REMEMBER!: A press is a LIFETIME purchase. Once you buy one, you won't need to buy another one. So save up and buy something quality.
I'm going to be buying a Dillon 650. Expensive, but very high quality and also a great press for what I'll be reloading (300 blackout first, then probably .45).
I will be able to put the Dillon case trimmer (for making 300 blackout brass from 223) right on one of the stages. This will be a dream set up for reloading 300 blackout from 223/556 brass, which makes the price per round really low.
Best recipe for 9mm I've ever found:
CCI Small Pistol Primer
9 grains of Hodgdon TITEWAD
Hornady XTP 147gr bullet
I put my brass in a socket bit chucked in my drill, then torch it while it's spinning. When I see the brass change color, I tip it into a bucket of water. The socket also helps to keep the case head from being over annealed.
I usually do this with very clean brass, so the color change is slight. I don't end up with the blue-gray case necks that most factory annealed brass has. It's more a slightly lighter brass with a bit of a red tint.
If you have $1200 to spend, I'd consider jumping right into a progressive. There really isn't a learning curve between a progressive and a single stage. You're doing the same thing, just more efficiently. Only downside is most progressive powder drops really only work well with ball or flake powders. Stick powders like 4064 will give you problems. I just use a trickler if I'm going to load stick powders. You're also going to want:
Case trimmer (little crow are a good choice but kind of pricey)
Head space gauge for each caliber (I like the Wilson gauges)
A reloading manual (latest lyman is a good choice)
A bullet puller
Powder checker die
I'm sure I'm forgetting some stuff (like a swager if you're going to load 5.56/7.62 brass with crimped primer pockets).
Lube cases (get carbide 9mm dies so you don't have to lube them)
Deprime and size
Tumble again (I actually skip this unless my primer pockets are getting nasty)
Charge with appropriate powder
Bell case mouth (only applies to pistol calibers)
Crimp (or not if you're using a bolt gun, I put a slight crimp anyway though)
If you're going to get into precision stuff with the .308 I'd suggest you treat your progressive as a single stage and trickle powder to ensure it's as accurate as possible. You start down a crazy road of measuring ogive of the bullet, case capacity, etc if you get into long range stuff.
no advice yet for dispenser, I'm working on that, lee is good for cheap shit like dies and trimmers but some of their stuff is lacking.
Hornady makes some bomb ass stuff and you can get free bullets with some of their components.
It's not cheaper though, you just get to shoot more often.
I load 9mm, foady paypah stax, and 223 with a lee pro1000 for the pistol and the breach lock kit for the rifle... It works pretty well. I actually have had great luck with the perfect powder measure after lapping the drum with car polish... 0.1gr accurate drops. The auto disk is ok, but not as precise... Biggest cost is projectile if you don't want to shoot raw lead. I like black bullets international for 40 and bought a bunch of 124gr xtreme plated 9mm before their prices got all retarded... Coated bullets are pretty neat...
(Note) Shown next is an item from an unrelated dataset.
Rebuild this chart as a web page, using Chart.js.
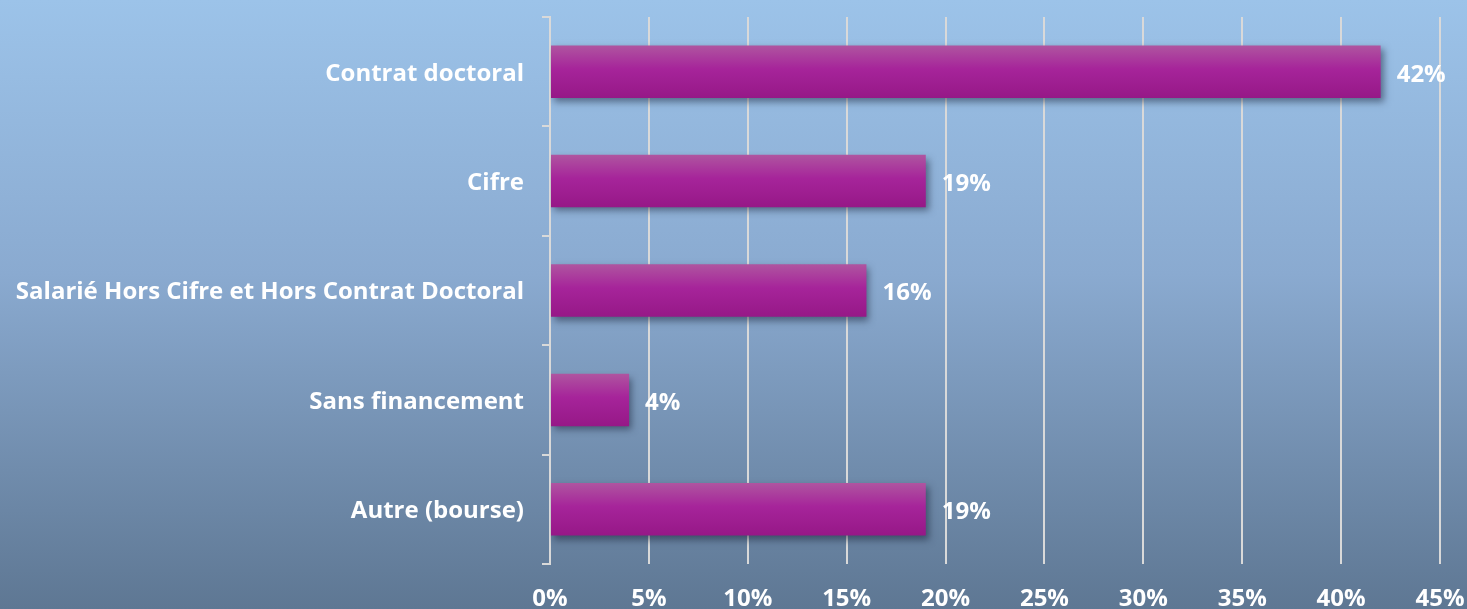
<!DOCTYPE html>
<html>
<head>
<meta charset="utf-8">
<script src="https://cdn.jsdelivr.net/npm/chart.js@4"></script>
<style>
  html, body { margin: 0; padding: 0; }
  body {
    width: 1467px; height: 609px; overflow: hidden;
    background: linear-gradient(to bottom, #9cc3e9 0%, #8aaad0 45%, #5e7793 100%);
  }
  #wrap { position: relative; width: 1467px; height: 609px; }
</style>
</head>
<body>
<div id="wrap"><canvas id="chart-financement"></canvas></div>
<script>
var categories = ["Contrat doctoral", "Cifre", "Salarié Hors Cifre et Hors Contrat Doctoral", "Sans financement", "Autre (bourse)"];
var values = [42, 19, 16, 4, 19];
var xTicks = [0, 5, 10, 15, 20, 25, 30, 35, 40, 45];

var labelFont = { family: "'Open Sans', 'Liberation Sans', Arial, sans-serif", size: 24, weight: 'bold' };
var lineColor = '#d9d9d9';

function barGradient(context) {
    var chart = context.chart;
    var yScale = chart.scales.y;
    if (!chart.chartArea || !yScale) return '#a4209a';
    var band = chart.chartArea.height / categories.length;
    var h = band * 0.48;
    var cy = yScale.getPixelForValue(context.dataIndex);
    var g = chart.ctx.createLinearGradient(0, cy - h / 2, 0, cy + h / 2);
    g.addColorStop(0, '#af55a0');
    g.addColorStop(0.45, '#a6249a');
    g.addColorStop(1, '#961887');
    return g;
}

// soft shadow under the bars
var barShadow = {
    id: 'barShadow',
    beforeDatasetsDraw: function (chart) {
        var ctx = chart.ctx;
        ctx.save();
        ctx.shadowColor = 'rgba(20, 30, 50, 0.5)';
        ctx.shadowBlur = 7;
        ctx.shadowOffsetX = 3;
        ctx.shadowOffsetY = 4;
    },
    afterDatasetsDraw: function (chart) {
        chart.ctx.restore();
    }
};

// percentage labels at the end of each bar
var valueLabels = {
    id: 'valueLabels',
    afterDatasetsDraw: function (chart) {
        var ctx = chart.ctx;
        var meta = chart.getDatasetMeta(0);
        ctx.save();
        ctx.font = 'bold ' + labelFont.size + 'px ' + labelFont.family;
        ctx.fillStyle = '#ffffff';
        ctx.textAlign = 'left';
        ctx.textBaseline = 'middle';
        meta.data.forEach(function (bar, i) {
            ctx.fillText(values[i] + '%', bar.x + 16, bar.y + 3);
        });
        ctx.restore();
    }
};

var ctx = document.getElementById('chart-financement').getContext('2d');
var chart = new Chart(ctx, {
    type: 'bar',
    data: {
        labels: categories,
        datasets: [{
            data: values,
            backgroundColor: barGradient,
            borderWidth: 0,
            barPercentage: 0.48,
            categoryPercentage: 1
        }]
    },
    options: {
        indexAxis: 'y',
        responsive: true,
        maintainAspectRatio: false,
        animation: false,
        layout: { padding: { top: 17, right: 27, left: 0, bottom: 0 } },
        plugins: {
            legend: { display: false },
            tooltip: { enabled: false }
        },
        scales: {
            x: {
                min: 0,
                max: 45,
                afterBuildTicks: function (scale) {
                    scale.ticks = xTicks.map(function (v) { return { value: v }; });
                },
                afterFit: function (scale) {
                    scale.height = 45;
                    scale.paddingLeft = 0;
                    scale.paddingRight = 0;
                },
                grid: { color: lineColor, lineWidth: 2, drawTicks: false },
                border: { display: false },
                ticks: {
                    color: '#ffffff',
                    font: labelFont,
                    padding: 21,
                    callback: function (v) { return v + '%'; }
                }
            },
            y: {
                afterFit: function (scale) {
                    scale.width = 550;
                    scale.paddingTop = 0;
                    scale.paddingBottom = 0;
                },
                grid: { drawOnChartArea: false, color: lineColor, lineWidth: 2, tickLength: 8, offset: true },
                border: { display: true, color: lineColor, width: 2 },
                ticks: {
                    color: '#ffffff',
                    font: labelFont,
                    padding: 18,
                    labelOffset: 2
                }
            }
        }
    },
    plugins: [barShadow, valueLabels]
});
</script>
</body>
</html>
Iv8888888etc has some pretty good starting out videos from the pre pawn era I believe. Buy a good scale, calipers, trimmer, and chronograph...
I would suggest multiple reloading manuals and definitely look at Hodgdon's reloading website. You can compare load data to get a better idea on what's OK to use. Different publishers with use different setups (bullets/powders/primers/rifles) and they will get different results. Some publish load data are very conservative and I can safely go beyond what they consider "max" values.
Definitely a good point. I find myself researching new loads a lot online and just using the manual as a starting point or to verify I'm not getting some information that is total BS.
Yeah Lee loaders seem more like the "Imma load one round up to shoot da durr with and reuse the same piece of brass year after year" type of thing rather than a realistic loading technique...
I load a lot of ball powder and it either leaks out of my powder measure (fucking Lee), or I have a bitch of a time getting the throws to be consistent.
I use pic related when I load. I'll dump a charge into the a case, and let it dispense for the next case while I seat the bullet. So far, it's been worth every penny.
I haven't had that issue with my Hornady case activated measure.
However, stay away from the Hornady auto charge or whatever it is called. I have one and it flat out lies to you and is slow as shit.
Calibrate... Zero powder pan... trickle powder... dump powder into case.... place pan back on scale.... -.3... WHAT?!?!
Should have spent the extra money on your pic related.
RCBS Uniflow or the Hornady clone are probably the best for the money.
The Redding benchrest are also quite good.
Whichever you buy make sure to get a pistol drum for pistol or small rifle loads (0-50grains), rifle for rifle loads (25-100 grains), and a micrometer scale.
When you calibrate a drop make sure to record the micrometer number, powder, and grains of powder. This helps so much when setting up for loading.
Please, go ahead and load up 500 rounds of 223 on a lee loader... I'll see you next year...
Anyone use IMR 4064 for .223/5.56? If so what's your load on a 55gr?
I've been offered a few lbs of hogdon clays for practically nothing but I don't load shotshells. Is there any load data for rifle or handgun cartridges that may be able to use this powder?